- EXERCISE PROMPT -
Begin with the first line and repeat exactly through the line containing "43.6, 43.2, 31.1]"; leave every image out.

- DATA EXCERPT -
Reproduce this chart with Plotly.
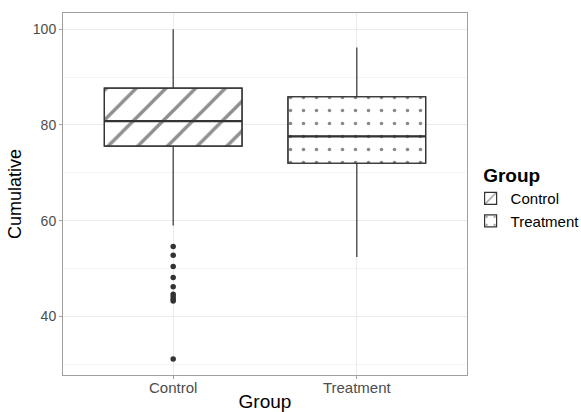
import plotly.graph_objects as go

# Summary statistics per group
groups = ["Control", "Treatment"]
positions = [0, 1]
q1 = [75.6, 72.0]
median = [80.8, 77.6]
q3 = [87.7, 85.9]
lower_whisker = [59.0, 52.4]
upper_whisker = [100.0, 96.2]

# Points beyond the whiskers (Control only)
control_outliers = [54.6, 52.8, 50.4, 48.1, 46.2, 44.6, 44.1, 43.6, 43.2, 31.1]

box_width = 0.75
patterns = [
    dict(shape="/", fgcolor="#8f8f8f", bgcolor="white", size=21, solidity=0.16, fillmode="replace"),
    dict(shape=".", fgcolor="#8a8a8a", bgcolor="white", size=13, solidity=0.06, fillmode="replace"),
]

fig = go.Figure()

# Patterned fill of each box (q1 -> q3); these carry the legend entries
for i, g in enumerate(groups):
    fig.add_trace(go.Bar(
        x=[positions[i]], y=[q3[i] - q1[i]], base=[q1[i]], width=box_width,
        marker=dict(color="white", pattern=patterns[i], line=dict(color="#333333", width=1.2)),
        name=g, legendgroup=g, hoverinfo="skip",
    ))

# Box outlines and whiskers
for i, g in enumerate(groups):
    fig.add_trace(go.Box(
        x=[positions[i]], q1=[q1[i]], median=[median[i]], q3=[q3[i]],
        lowerfence=[lower_whisker[i]], upperfence=[upper_whisker[i]],
        width=box_width, whiskerwidth=0, boxpoints=False,
        fillcolor="rgba(0,0,0,0)", line=dict(color="#333333", width=1.2),
        name=g, legendgroup=g, showlegend=False,
    ))

# Thicker median lines
for i, g in enumerate(groups):
    fig.add_trace(go.Scatter(
        x=[positions[i] - box_width / 2, positions[i] + box_width / 2],
        y=[median[i], median[i]], mode="lines",
        line=dict(color="#333333", width=2.2),
        showlegend=False, hoverinfo="skip",
    ))

# Outlying observations
fig.add_trace(go.Scatter(
    x=[positions[0]] * len(control_outliers), y=control_outliers, mode="markers",
    marker=dict(color="#333333", size=5.5),
    showlegend=False, hoverinfo="skip",
))

font_family = "Liberation Sans, Arial, sans-serif"

fig.update_layout(
    width=581, height=412,
    margin=dict(l=63, r=114, t=13, b=37, autoexpand=False),
    paper_bgcolor="white", plot_bgcolor="white",
    barmode="overlay",
    font=dict(family=font_family, color="#4d4d4d", size=13),
    legend=dict(
        title=dict(text="&nbsp;&nbsp;<b>Group</b>", font=dict(size=19, color="black")),
        xref="container", yref="container",
        x=0.81, xanchor="left", y=0.618, yanchor="top",
        font=dict(size=15, color="black"),
        tracegroupgap=0, itemwidth=30,
    ),
    showlegend=True,
)

fig.update_xaxes(
    range=[-0.6, 1.6], tickvals=positions, ticktext=groups, automargin=False,
    showgrid=True, gridcolor="#ebebeb", gridwidth=1,
    zeroline=False, showline=True, mirror=True, linecolor="#a0a0a0", linewidth=1,
    ticks="outside", ticklen=3, tickcolor="#a0a0a0", ticklabelstandoff=-4,
    tickfont=dict(size=15, color="#4d4d4d"),
    title=dict(text="Group", font=dict(size=19, color="black"), standoff=10),
)

fig.update_yaxes(
    range=[27.75, 103.4], tick0=0, dtick=20, automargin=False,
    showgrid=True, gridcolor="#ebebeb", gridwidth=1,
    minor=dict(dtick=10, showgrid=True, gridcolor="#f4f4f4", gridwidth=0.6),
    zeroline=False, showline=True, mirror=True, linecolor="#a0a0a0", linewidth=1,
    ticks="outside", ticklen=3, tickcolor="#a0a0a0",
    tickfont=dict(size=14, color="#4d4d4d"),
    title=dict(text="Cumulative", font=dict(size=18, color="black"), standoff=6),
)

fig.write_html("out.html")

- EXERCISE RESULT -
Reproduce this chart with Plotly.
import plotly.graph_objects as go

# Summary statistics per group
groups = ["Control", "Treatment"]
positions = [0, 1]
q1 = [75.6, 72.0]
median = [80.8, 77.6]
q3 = [87.7, 85.9]
lower_whisker = [59.0, 52.4]
upper_whisker = [100.0, 96.2]

# Points beyond the whiskers (Control only)
control_outliers = [54.6, 52.8, 50.4, 48.1, 46.2, 44.6, 44.1, 43.6, 43.2, 31.1]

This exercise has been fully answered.